After the Chippewas whittled a 16-point lead to four, Lewis took over, scoring 11 of Niagara's next 14 points. Yet even with Lewis' outburst, the Purple Eagles had to hold on for dear life before finally downing the Chippewas, 79-73, in front of a sellout crowd of 2,400 at the Gallagher Center.
Lewis, the sophomore guard from Levittown, Pa., scored a career-high 26 points and pulled down seven rebounds for the Purple Eagles (1-0). Senior Charron Fisher added 22 points, including a three-pointer to start the game which was the 1,000th point of his career.
Niagara, which hung its 2007 NCAA Tournament banner from the rafters prior to the game, led, 62-46, with 9:18 left before Central Michigan (0-3) stormed back. Three-pointers that were off the mark early started falling for the Chippewas, who trailed, 77-73, with 27
seconds left. But Fisher hit two free throws with 14 seconds remaining to put the game away.
"It didn't seem like the seconds [were] ticking away fast enough," said Niagara coach Joe Mihalich.
Mihalich added that he's still learning about the team's strengths and weaknesses, but one glance at the stat sheet indicates free throws (16 of 27) and turnovers (16) need to be addressed. And while Fisher, a Metro Atlantic Athletic Conference Player of the Year candidate, had six rebounds, he also had eight turnovers.
"His numbers are unbelievable, and he'd be the first one to say there's some things he didn't do out there that he's real proud of," Mihalich said. "He plays bad and plays good."
Fisher shook his head from side-to-side, disagreeing with his coach. Yet everyone was in agreement that Lewis is a special talent as the 2007 MAAC Tournament MVP picked up where he left off last season. Central Michigan closed within 48-44 with 12:09 left before Lewis' demoralizing solo show. He accounted for the next 14 Niagara points, scoring 11 and tossing an assist to Demetrius Williamson for a trey that expanded Niagara's lead to 62-46. Lewis also had a steal during the burst.
"Once he gets going, it's pretty much tough to stop him," Fisher said. "Once he's shooting it good, he can go past anybody. I just said, 'Thank you,' to him because once he gets going like that, it makes my job a lot easier."
Just like he was in the MAAC Tournament when Lewis torched three opponents to the tune of 19.7 points and 4.7 rebounds a game. Just before his run, someone whispered to Lewis during a time out, "You're overdue now."
"I just felt like it was time for me to step up," said Lewis, who averaged 12.3 points during his freshman year. "It's either Fish or me sometimes and Fish was struggling a little bit. After I hit my first shot, coach just kept coming to me."
According to Mihalich, there's going to be many nights this season where Fisher and Lewis are carrying the offense.

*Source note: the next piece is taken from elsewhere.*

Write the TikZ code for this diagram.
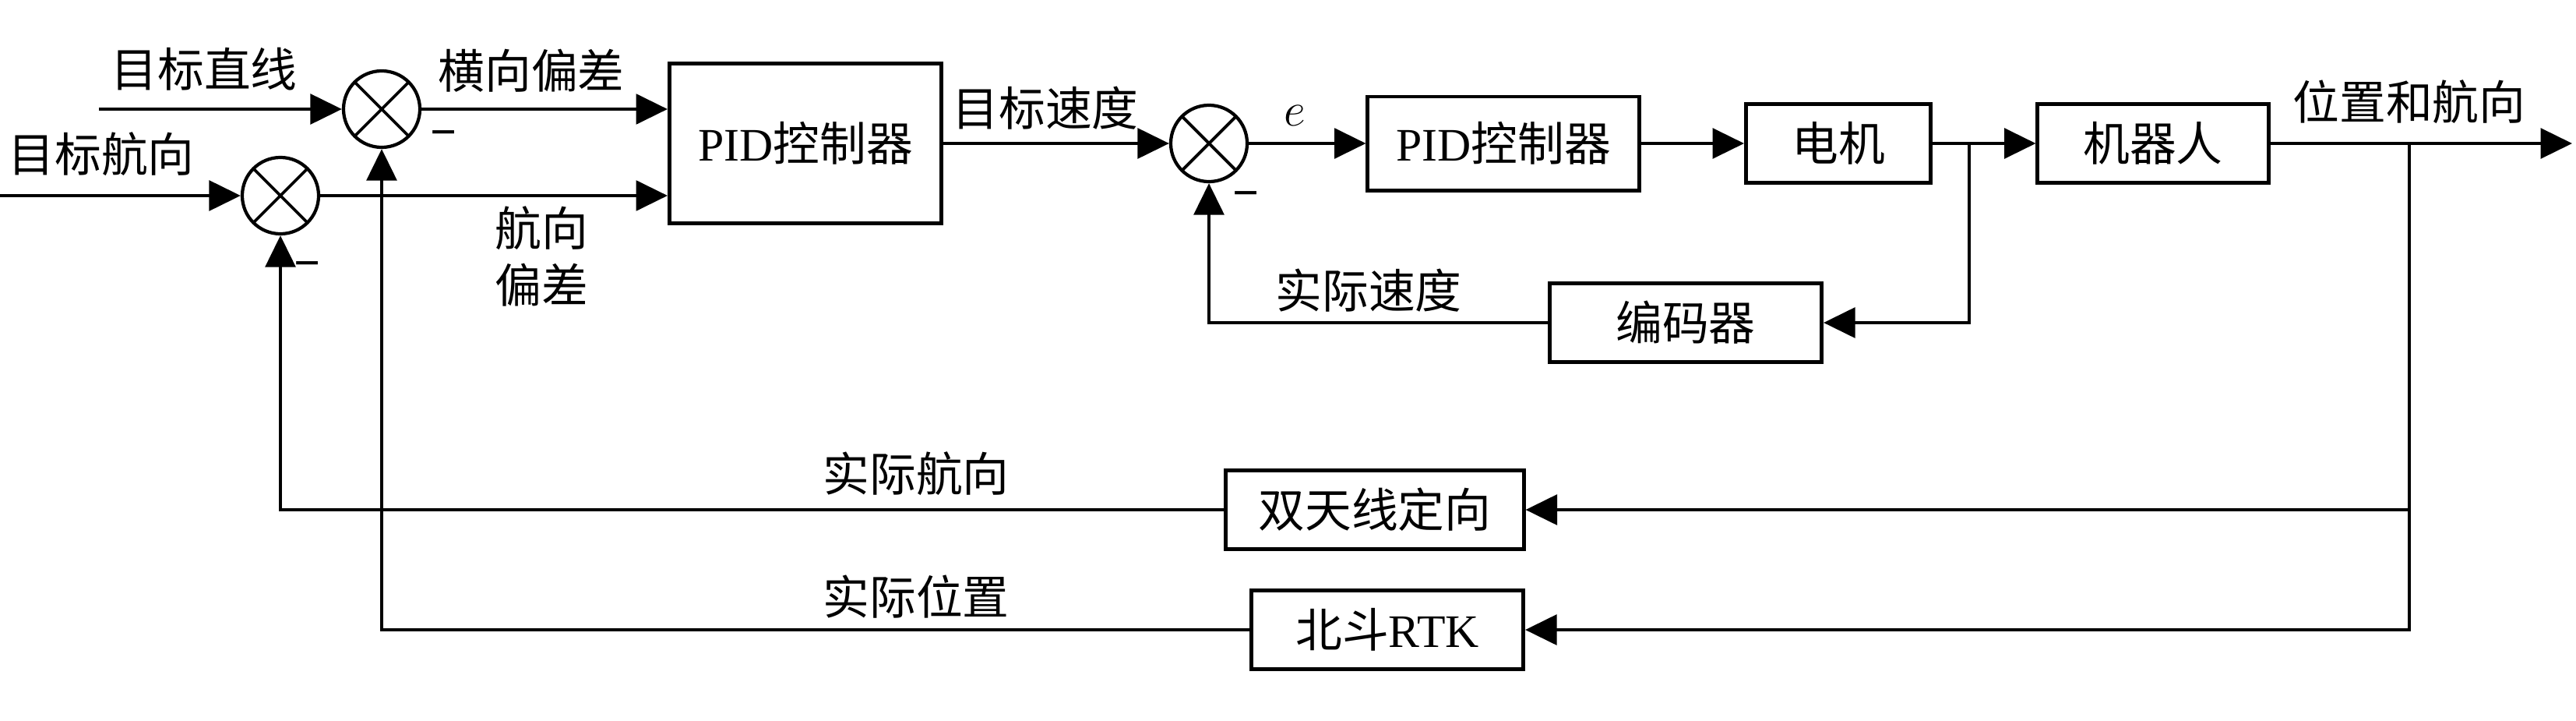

"They want to be the guy," he said, "and they know they can be the guy."
Niagara might want to save a small piece of the offense for freshman point guard Anthony Nelson, who made all five of his field-goal attempts and finished with 13 points and four assists in his debut.
The Chippewas were led by Nate Minnoy's 21 points and Giordan Watson's 18 points (6 for 20 from the field) and six assists.